§ Exercise:
Output every line exactly as written. Leave out pictures.

§ Data section:

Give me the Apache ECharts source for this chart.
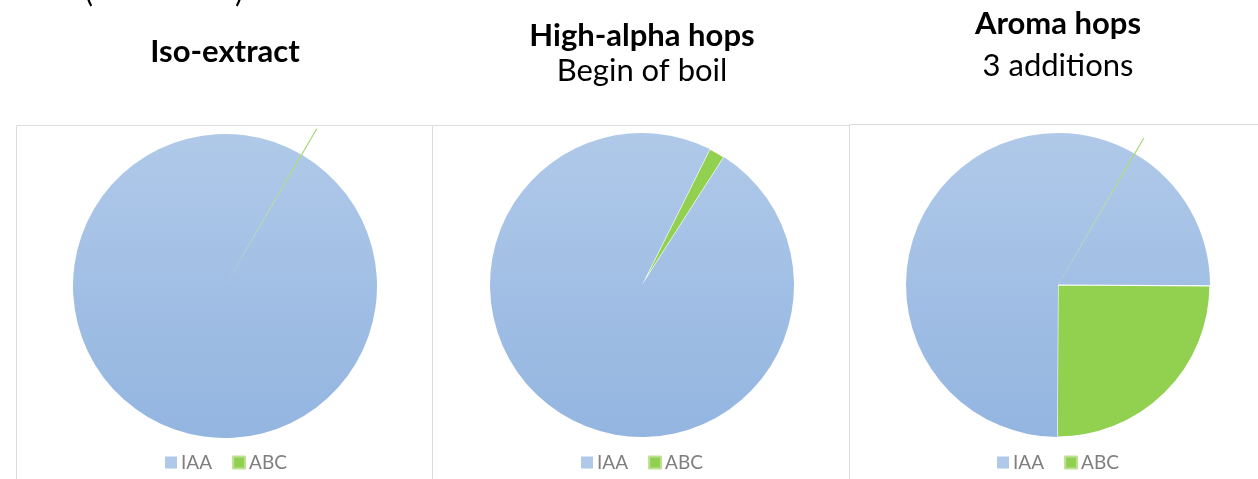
<!DOCTYPE html>
<html>
<head>
<meta charset="utf-8">
<title>Hop bitter compounds</title>
<script src="https://cdn.jsdelivr.net/npm/echarts@6/dist/echarts.min.js"></script>
<style>
  html, body { margin: 0; padding: 0; background: #fff; }
  #main { width: 1258px; height: 479px; }
</style>
</head>
<body>
<div id="main"></div>
<script>
// category names
var categories = ['IAA', 'ABC'];

// share of each compound (percent), clockwise from the first slice
var isoNames = ['ABC', 'IAA'];
var isoValues = [0.15, 99.85];

var highAlphaNames = ['ABC', 'IAA'];
var highAlphaValues = [1.7, 98.3];

var aromaNames = ['ABC', 'IAA', 'ABC', 'IAA'];
var aromaValues = [0.15, 16.6, 25, 58.25];

var panelTitles = ['Iso-extract', 'High-alpha hops', 'Aroma hops'];
var panelSubtitles = ['', 'Begin of boil', '3 additions'];

window.onload = function () {
    chart();
};

function chart() {
    var myChart = echarts.init(document.getElementById('main'));

    var green = '#92d050';
    var font = 'Lato, "Open Sans", sans-serif';

    // one gradient for the whole disc so split IAA slices stay seamless
    function blueFor(cy) {
        return new echarts.graphic.LinearGradient(0, cy - 152, 0, cy + 152, [
            { offset: 0, color: '#b0c9e9' },
            { offset: 1, color: '#93b5e0' }
        ], true);
    }

    // builds the data list of one pie, thin ABC slivers get a leader line
    function pieData(names, values, cy, lineLen) {
        var blue = blueFor(cy);
        return names.map(function (n, i) {
            var item = {
                name: n,
                value: values[i],
                itemStyle: { color: n === 'IAA' ? blue : green }
            };
            if (n === 'ABC' && values[i] < 1) {
                item.itemStyle.borderColor = '#bfe09a';
                item.itemStyle.borderWidth = 0.6;
                item.label = { show: true, formatter: ' ' };
                item.labelLine = {
                    show: true, length: lineLen, length2: 0, smooth: false,
                    lineStyle: { color: '#a6d672', width: 1.2 }
                };
            } else if (n === 'ABC') {
                item.itemStyle.borderColor = '#fff';
                item.itemStyle.borderWidth = 1.2;
            }
            return item;
        });
    }

    function pie(cx, cy, names, values, startAngle, lineLen) {
        return {
            type: 'pie',
            center: [cx, cy],
            radius: 152,
            startAngle: startAngle,
            clockwise: true,
            silent: true,
            avoidLabelOverlap: false,
            label: { show: false },
            labelLine: { show: false },
            itemStyle: { borderWidth: 0 },
            emphasis: { disabled: true },
            data: pieData(names, values, cy, lineLen)
        };
    }

    function legend(left) {
        return {
            data: categories,
            left: left,
            top: 453,
            padding: 0,
            itemWidth: 12,
            itemHeight: 12,
            itemGap: 20,
            icon: 'rect',
            selectedMode: false,
            textStyle: { color: '#7f7f7f', fontSize: 19, fontFamily: font, padding: [0, 0, 0, -1] }
        };
    }

    function title(text, x, y, bold) {
        return {
            text: text, left: x, top: y, padding: 0, textAlign: 'center',
            textStyle: { fontSize: 31, fontWeight: bold ? 'bold' : 'normal', color: '#000', fontFamily: font }
        };
    }

    var centersX = [225, 642, 1058];

    var option = {
        backgroundColor: '#fff',
        title: [
            { text: '(', left: 85, top: -23, padding: 0, textStyle: { fontSize: 30, fontWeight: 'normal', color: '#000', fontFamily: font } },
            { text: ')', left: 235, top: -23, padding: 0, textStyle: { fontSize: 30, fontWeight: 'normal', color: '#000', fontFamily: font } },
            title(panelTitles[0], centersX[0], 36, true),
            title(panelTitles[1], centersX[1], 20, true),
            title(panelSubtitles[1], centersX[1], 55, false),
            title(panelTitles[2], centersX[2], 8, true),
            title(panelSubtitles[2], centersX[2], 50, false)
        ],
        legend: [legend(165), legend(581), legend(997)],
        graphic: [
            { type: 'rect', shape: { x: 16.5, y: 125.5, width: 416, height: 380 }, style: { fill: null, stroke: '#dcdcdc', lineWidth: 1 }, z: -1 },
            { type: 'rect', shape: { x: 432.5, y: 125.5, width: 417, height: 380 }, style: { fill: null, stroke: '#dcdcdc', lineWidth: 1 }, z: -1 },
            { type: 'rect', shape: { x: 849.5, y: 124.5, width: 420, height: 380 }, style: { fill: null, stroke: '#dcdcdc', lineWidth: 1 }, z: -1 }
        ],
        series: [
            pie(centersX[0], 286, isoNames, isoValues, 60, 30),
            pie(centersX[1], 285, highAlphaNames, highAlphaValues, 63.5, 20),
            pie(centersX[2], 285, aromaNames, aromaValues, 60, 18)
        ]
    };
    myChart.setOption(option);
    window.addEventListener('resize', function () {
        myChart.resize();
    });
}
</script>
</body>
</html>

§ Task solution:
Give me the Apache ECharts source for this chart.
<!DOCTYPE html>
<html>
<head>
<meta charset="utf-8">
<title>Hop bitter compounds</title>
<script src="https://cdn.jsdelivr.net/npm/echarts@6/dist/echarts.min.js"></script>
<style>
  html, body { margin: 0; padding: 0; background: #fff; }
  #main { width: 1258px; height: 479px; }
</style>
</head>
<body>
<div id="main"></div>
<script>
// category names
var categories = ['IAA', 'ABC'];

// share of each compound (percent), clockwise from the first slice
var isoNames = ['ABC', 'IAA'];
var isoValues = [0.15, 99.85];

var highAlphaNames = ['ABC', 'IAA'];
var highAlphaValues = [1.7, 98.3];

var aromaNames = ['ABC', 'IAA', 'ABC', 'IAA'];
var aromaValues = [0.15, 16.6, 25, 58.25];

var panelTitles = ['Iso-extract', 'High-alpha hops', 'Aroma hops'];
var panelSubtitles = ['', 'Begin of boil', '3 additions'];

window.onload = function () {
    chart();
};

function chart() {
    var myChart = echarts.init(document.getElementById('main'));

    var green = '#92d050';
    var font = 'Lato, "Open Sans", sans-serif';

    // one gradient for the whole disc so split IAA slices stay seamless
    function blueFor(cy) {
        return new echarts.graphic.LinearGradient(0, cy - 152, 0, cy + 152, [
            { offset: 0, color: '#b0c9e9' },
            { offset: 1, color: '#93b5e0' }
        ], true);
    }

    // builds the data list of one pie, thin ABC slivers get a leader line
    function pieData(names, values, cy, lineLen) {
        var blue = blueFor(cy);
        return names.map(function (n, i) {
            var item = {
                name: n,
                value: values[i],
                itemStyle: { color: n === 'IAA' ? blue : green }
            };
            if (n === 'ABC' && values[i] < 1) {
                item.itemStyle.borderColor = '#bfe09a';
                item.itemStyle.borderWidth = 0.6;
                item.label = { show: true, formatter: ' ' };
                item.labelLine = {
                    show: true, length: lineLen, length2: 0, smooth: false,
                    lineStyle: { color: '#a6d672', width: 1.2 }
                };
            } else if (n === 'ABC') {
                item.itemStyle.borderColor = '#fff';
                item.itemStyle.borderWidth = 1.2;
            }
            return item;
        });
    }

    function pie(cx, cy, names, values, startAngle, lineLen) {
        return {
            type: 'pie',
            center: [cx, cy],
            radius: 152,
            startAngle: startAngle,
            clockwise: true,
            silent: true,
            avoidLabelOverlap: false,
            label: { show: false },
            labelLine: { show: false },
            itemStyle: { borderWidth: 0 },
            emphasis: { disabled: true },
            data: pieData(names, values, cy, lineLen)
        };
    }

    function legend(left) {
        return {
            data: categories,
            left: left,
            top: 453,
            padding: 0,
            itemWidth: 12,
            itemHeight: 12,
            itemGap: 20,
            icon: 'rect',
            selectedMode: false,
            textStyle: { color: '#7f7f7f', fontSize: 19, fontFamily: font, padding: [0, 0, 0, -1] }
        };
    }

    function title(text, x, y, bold) {
        return {
            text: text, left: x, top: y, padding: 0, textAlign: 'center',
            textStyle: { fontSize: 31, fontWeight: bold ? 'bold' : 'normal', color: '#000', fontFamily: font }
        };
    }

    var centersX = [225, 642, 1058];

    var option = {
        backgroundColor: '#fff',
        title: [
            { text: '(', left: 85, top: -23, padding: 0, textStyle: { fontSize: 30, fontWeight: 'normal', color: '#000', fontFamily: font } },
            { text: ')', left: 235, top: -23, padding: 0, textStyle: { fontSize: 30, fontWeight: 'normal', color: '#000', fontFamily: font } },
            title(panelTitles[0], centersX[0], 36, true),
            title(panelTitles[1], centersX[1], 20, true),
            title(panelSubtitles[1], centersX[1], 55, false),
            title(panelTitles[2], centersX[2], 8, true),
            title(panelSubtitles[2], centersX[2], 50, false)
        ],
        legend: [legend(165), legend(581), legend(997)],
        graphic: [
            { type: 'rect', shape: { x: 16.5, y: 125.5, width: 416, height: 380 }, style: { fill: null, stroke: '#dcdcdc', lineWidth: 1 }, z: -1 },
            { type: 'rect', shape: { x: 432.5, y: 125.5, width: 417, height: 380 }, style: { fill: null, stroke: '#dcdcdc', lineWidth: 1 }, z: -1 },
            { type: 'rect', shape: { x: 849.5, y: 124.5, width: 420, height: 380 }, style: { fill: null, stroke: '#dcdcdc', lineWidth: 1 }, z: -1 }
        ],
        series: [
            pie(centersX[0], 286, isoNames, isoValues, 60, 30),
            pie(centersX[1], 285, highAlphaNames, highAlphaValues, 63.5, 20),
            pie(centersX[2], 285, aromaNames, aromaValues, 60, 18)
        ]
    };
    myChart.setOption(option);
    window.addEventListener('resize', function () {
        myChart.resize();
    });
}
</script>
</body>
</html>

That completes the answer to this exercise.